2021-11-19 08:34:29,880 INFO Checkpoint Timer org.apache.flink.runtime.checkpoint.CheckpointCoordinator [] - Triggering checkpoint 1 (type=SAVEPOINT) @ 1637282069853 for job 9e97360ca975514b4a91369b05431267.
在测试环境上用arthas查查这个“Checkpoint Timer”干啥了
#切换用户为yarn,因为flink进程时yarn启动的,否则不允许调试
su yarn
#注意yarn不允许登录,需要修改/etc/passwd文件yarn:x:985:984:Hadoop Yarn:/var/lib/hadoop-yarn:/bin/bash
yarn@node24:/tmp$ java -jar arthas-boot.jar
[INFO] arthas-boot version: 3.5.3
[INFO] Found existing java process, please choose one and input the serial number of the process, eg : 1. Then hit ENTER.

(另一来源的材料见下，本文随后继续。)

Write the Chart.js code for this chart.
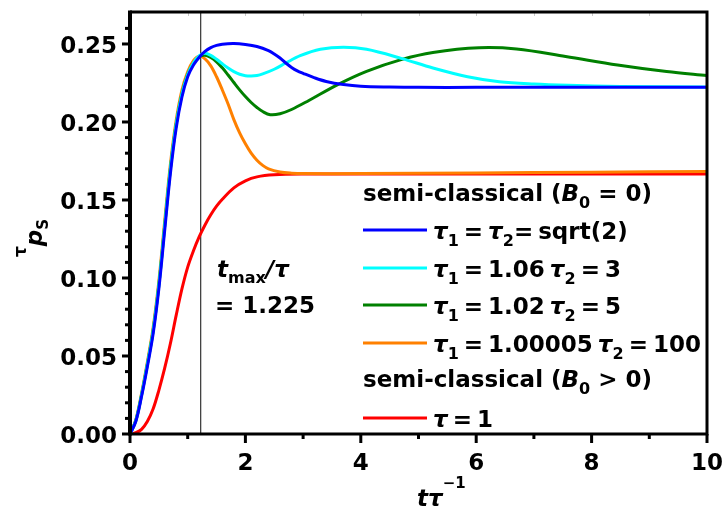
<!DOCTYPE html>
<html><head><meta charset="utf-8">
<script src="https://cdn.jsdelivr.net/npm/chart.js@4.4.0/dist/chart.umd.min.js"></script>
<style>html,body{margin:0;padding:0;background:#fff;}#wrap{width:722px;height:508px;position:relative}</style>
</head><body><div id="wrap"><canvas id="c" width="722" height="508"></canvas></div>
<script>
// ---------- data ----------
const tMax = 1.225;
const xTicks = [0, 2, 4, 6, 8, 10];
const xMinor = [1, 3, 5, 7, 9];
const yTicks = [0, 0.05, 0.10, 0.15, 0.20, 0.25];

const blueX = [0,0.1,0.2,0.3,0.4,0.5,0.6,0.7,0.8,0.9,1.0,1.1,1.2,1.3,1.4,1.5,1.6,1.8,2.0,2.2,2.4,2.5,2.6,2.7,2.8,2.9,3.0,3.2,3.4,3.7,4.0,4.5,5,6,7,8,9,10];
const blueY = [0,0.008,0.024,0.043,0.064,0.093,0.130,0.167,0.196,0.216,0.2290,0.2365,0.2415,0.2452,0.2477,0.2491,0.2499,0.2503,0.2497,0.2484,0.2458,0.2436,0.2410,0.2378,0.2350,0.2328,0.2312,0.2283,0.2260,0.2240,0.2229,0.2224,0.2222,0.2222,0.2222,0.2222,0.2222,0.2222];

const cyanX = [0,0.1,0.2,0.3,0.4,0.5,0.6,0.7,0.8,0.9,1.0,1.1,1.2,1.3,1.4,1.5,1.6,1.7,1.8,1.9,2.0,2.1,2.2,2.3,2.5,2.7,2.95,3.3,3.7,4.1,4.7,5.25,5.85,6.4,7.0,7.6,8.5,10];
const cyanY = [0,0.0085,0.025,0.0445,0.066,0.0955,0.133,0.170,0.1985,0.218,0.2305,0.238,0.2425,0.2440,0.2427,0.2402,0.2373,0.2346,0.2323,0.2306,0.2297,0.2295,0.2298,0.2308,0.2338,0.2378,0.2425,0.2466,0.2479,0.2466,0.2408,0.2346,0.2290,0.2258,0.2243,0.2235,0.2228,0.2224];

const greenX = [0,0.1,0.2,0.3,0.4,0.5,0.6,0.7,0.8,0.9,1.0,1.1,1.2,1.3,1.4,1.5,1.6,1.7,1.8,1.9,2.0,2.1,2.2,2.3,2.43,2.6,2.8,3.1,3.6,4.1,4.7,5.25,6.05,6.7,7.55,8.45,9.3,10];
const greenY = [0,0.0085,0.025,0.0445,0.066,0.0955,0.133,0.170,0.1985,0.218,0.2305,0.2376,0.2418,0.2428,0.2413,0.2386,0.2347,0.2301,0.2253,0.2206,0.2163,0.2125,0.2093,0.2067,0.2047,0.2053,0.2080,0.2138,0.2240,0.2325,0.2400,0.2446,0.2476,0.2468,0.2420,0.2365,0.2323,0.2298];

const orangeX = [0,0.1,0.2,0.3,0.4,0.5,0.6,0.7,0.8,0.9,1.0,1.1,1.2,1.3,1.4,1.5,1.6,1.7,1.8,1.9,2.0,2.1,2.2,2.3,2.4,2.6,2.8,3.0,4,6,8,10];
const orangeY = [0,0.009,0.026,0.046,0.068,0.098,0.136,0.173,0.201,0.2205,0.2322,0.2393,0.2422,0.2405,0.2360,0.2290,0.2205,0.2115,0.2015,0.1930,0.1860,0.1800,0.1755,0.1722,0.1700,0.1680,0.1672,0.1669,0.1669,0.1673,0.1678,0.1683];

const redX = [0,0.1,0.2,0.3,0.4,0.5,0.6,0.7,0.8,0.9,1.0,1.1,1.2,1.3,1.4,1.5,1.6,1.8,2.0,2.2,2.5,3.0,4,6,8,10];
const redY = [0,0.0008,0.003,0.008,0.016,0.028,0.042,0.058,0.0760,0.0930,0.1070,0.1175,0.1265,0.1340,0.1405,0.1460,0.1505,0.1578,0.1623,0.1648,0.1661,0.1666,0.1667,0.1667,0.1667,0.1667];

const header1 = 'semi-classical (B_0 = 0)';
const header2 = 'semi-classical (B_0 > 0)';
const labels = ['τ_1 = τ_2= sqrt(2)', 'τ_1 = 1.06 τ_2 = 3', 'τ_1 = 1.02 τ_2 = 5', 'τ_1 = 1.00005 τ_2 = 100', 'τ = 1'];
const colors = ['#0000ff', '#00ffff', '#008000', '#ff8000', '#ff0000'];
const xTitle = 'tτ^{−1}';
const yTitle = '^τp_S';
const annot1 = 't_{max}/τ';
const annot2 = '= ' + tMax.toFixed(3);

// ---------- rendering ----------
const FAM = '"DejaVu Sans"';
const tickFont = {family: 'DejaVu Sans', size: 23, weight: 'bold'};

function drawRich(ctx, str, x, y, o) {
  let i = 0;
  while (i < str.length) {
    let ch = str[i], mode = 'n', txt;
    if (ch === '_' || ch === '^') {
      mode = ch === '_' ? 'sub' : 'sup';
      i++;
      if (str[i] === '{') { const j = str.indexOf('}', i); txt = str.slice(i + 1, j); i = j + 1; }
      else { txt = str[i]; i++; }
    } else { txt = ch; i++; }
    if (mode === 'n' && txt === ' ' && o.space != null) { x += o.space; continue; }
    const it = (mode === 'n' && o.italics.includes(txt)) ? 'italic ' : '';
    const sz = mode === 'n' ? o.size : (mode === 'sub' ? o.subSize : o.supSize);
    ctx.font = `${it}bold ${sz}px ${FAM}`;
    const dy = mode === 'sub' ? o.subDy : (mode === 'sup' ? o.supDy : 0);
    ctx.fillText(txt, x, y + dy);
    x += ctx.measureText(txt).width;
  }
  return x;
}

function mk(xs, ys, i) {
  return {
    data: xs.map((x, k) => ({x, y: ys[k]})),
    borderColor: colors[i], backgroundColor: colors[i],
    borderWidth: 3, pointRadius: 0, showLine: true, fill: false,
    tension: 0.35, order: i
  };
}

const deco = {
  id: 'deco',
  beforeDatasetsDraw(chart) {
    const ctx = chart.ctx, a = chart.chartArea, xs = chart.scales.x;
    ctx.save();
    const px = xs.getPixelForValue(tMax);
    ctx.strokeStyle = '#333'; ctx.lineWidth = 1.2;
    ctx.beginPath(); ctx.moveTo(px, a.top); ctx.lineTo(px, a.bottom); ctx.stroke();
    ctx.restore();
  },
  afterDatasetsDraw(chart) {
    const ctx = chart.ctx, a = chart.chartArea, xs = chart.scales.x, ys = chart.scales.y;
    ctx.save();
    ctx.strokeStyle = '#c8c8c8'; ctx.lineWidth = 1;
    for (let v = 1; v < 10; v++) {
      const p = Math.round(xs.getPixelForValue(v)) + 0.5;
      ctx.beginPath(); ctx.moveTo(p, a.top); ctx.lineTo(p, a.top + 4); ctx.stroke();
    }
    ctx.strokeStyle = '#000'; ctx.lineCap = 'butt';
    ctx.lineWidth = 3;
    ctx.beginPath(); ctx.moveTo(a.left, a.top); ctx.lineTo(a.right, a.top); ctx.lineTo(a.right, a.bottom); ctx.lineTo(a.left, a.bottom); ctx.stroke();
    ctx.lineWidth = 4;
    ctx.beginPath(); ctx.moveTo(a.left, a.top - 1.5); ctx.lineTo(a.left, a.bottom + 1.5); ctx.stroke();
    ctx.lineWidth = 3;
    for (let k = 0; k <= 27; k++) {
      const v = k / 100;
      const p = ys.getPixelForValue(v);
      if (p < a.top + 2) continue;
      const major = k % 5 === 0;
      ctx.beginPath(); ctx.moveTo(a.left - (major ? 8 : 5), p); ctx.lineTo(a.left, p); ctx.stroke();
    }
    xTicks.forEach(v => { const p = xs.getPixelForValue(v); ctx.beginPath(); ctx.moveTo(p, a.bottom); ctx.lineTo(p, a.bottom + 9); ctx.stroke(); });
    xMinor.forEach(v => { const p = xs.getPixelForValue(v); ctx.beginPath(); ctx.moveTo(p, a.bottom); ctx.lineTo(p, a.bottom + 5); ctx.stroke(); });
    ctx.restore();
  },
  afterDraw(chart) {
    const ctx = chart.ctx;
    ctx.save();
    ctx.fillStyle = '#000'; ctx.textBaseline = 'alphabetic'; ctx.textAlign = 'left';
    const lx = 363, tx = 433;
    const hOpt = {size: 23, subSize: 16, supSize: 16, subDy: 7, supDy: -10, italics: 'B'};
    const eOpt = {size: 23, subSize: 16, supSize: 16, subDy: 7, supDy: -10, italics: 'τ', space: 5};
    drawRich(ctx, header1, lx, 201, hOpt);
    const rowY = [230, 268, 305, 343, 418];
    rowY.forEach((y, i) => {
      ctx.strokeStyle = colors[i]; ctx.lineWidth = 3;
      ctx.beginPath(); ctx.moveTo(lx, y); ctx.lineTo(427, y); ctx.stroke();
      drawRich(ctx, labels[i], tx, y + 9, eOpt);
    });
    drawRich(ctx, header2, lx, 387, hOpt);
    drawRich(ctx, annot1, 217, 277, {size: 23, subSize: 16, supSize: 16, subDy: 6, supDy: -10, italics: 't/τ'});
    drawRich(ctx, annot2, 215, 313, {size: 23, subSize: 16, supSize: 16, subDy: 6, supDy: -10, italics: ''});
    drawRich(ctx, xTitle, 417, 506, {size: 23, subSize: 16, supSize: 15, subDy: 6, supDy: -18, italics: 'tτ'});
    ctx.translate(42, 257);
    ctx.rotate(-Math.PI / 2);
    drawRich(ctx, yTitle, 0, 0, {size: 23, subSize: 15, supSize: 17, subDy: 6, supDy: -16, italics: 'p'});
    ctx.restore();
  }
};

new Chart(document.getElementById('c'), {
  type: 'scatter',
  data: {datasets: [
    mk(blueX, blueY, 0), mk(cyanX, cyanY, 1), mk(greenX, greenY, 2), mk(orangeX, orangeY, 3), mk(redX, redY, 4)
  ]},
  options: {
    responsive: false, animation: false, devicePixelRatio: 1,
    layout: {padding: {top: 12, right: 15, left: 0, bottom: 0}},
    plugins: {legend: {display: false}, tooltip: {enabled: false}},
    scales: {
      x: {
        type: 'linear', min: 0, max: 10,
        grid: {display: false, drawTicks: false}, border: {display: false},
        ticks: {font: tickFont, color: '#000', padding: 16, maxRotation: 0, callback: v => String(v)},
        afterBuildTicks: s => { s.ticks = xTicks.map(v => ({value: v})); },
        afterFit: s => { s.height = 74; s.paddingLeft = 0; s.paddingRight = 0; }
      },
      y: {
        type: 'linear', min: 0, max: 0.2705,
        grid: {display: false, drawTicks: false}, border: {display: false},
        ticks: {font: tickFont, color: '#000', padding: 13, labelOffset: 3, callback: v => v.toFixed(2)},
        afterBuildTicks: s => { s.ticks = yTicks.map(v => ({value: v})); },
        afterFit: s => { s.width = 130; s.paddingTop = 0; s.paddingBottom = 0; }
      }
    }
  },
  plugins: [deco]
});
</script></body></html>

* [1]: 4176317 org.apache.flink.yarn.YarnTaskExecutorRunner
[2]: 2775993 org.apache.hadoop.yarn.server.nodemanager.NodeManager
[3]: 4176146 org.apache.flink.yarn.entrypoint.YarnJobClusterEntrypoint
#选择org.apache.flink.yarn.entrypoint.YarnJobClusterEntrypoint进程
3
[INFO] arthas home: /var/lib/hadoop-yarn/.arthas/lib/3.5.4/arthas
[INFO] Try to attach process 4176146
[INFO] Attach process 4176146 success.
[INFO] arthas-client connect 127.0.0.1 3658
,---. ,------. ,--------.,--. ,--. ,---. ,---.
/ O | .--. ''--. .--'| '--' | / O ' .-'
| .-. || '--'.' | | | .--. || .-. |`. `-.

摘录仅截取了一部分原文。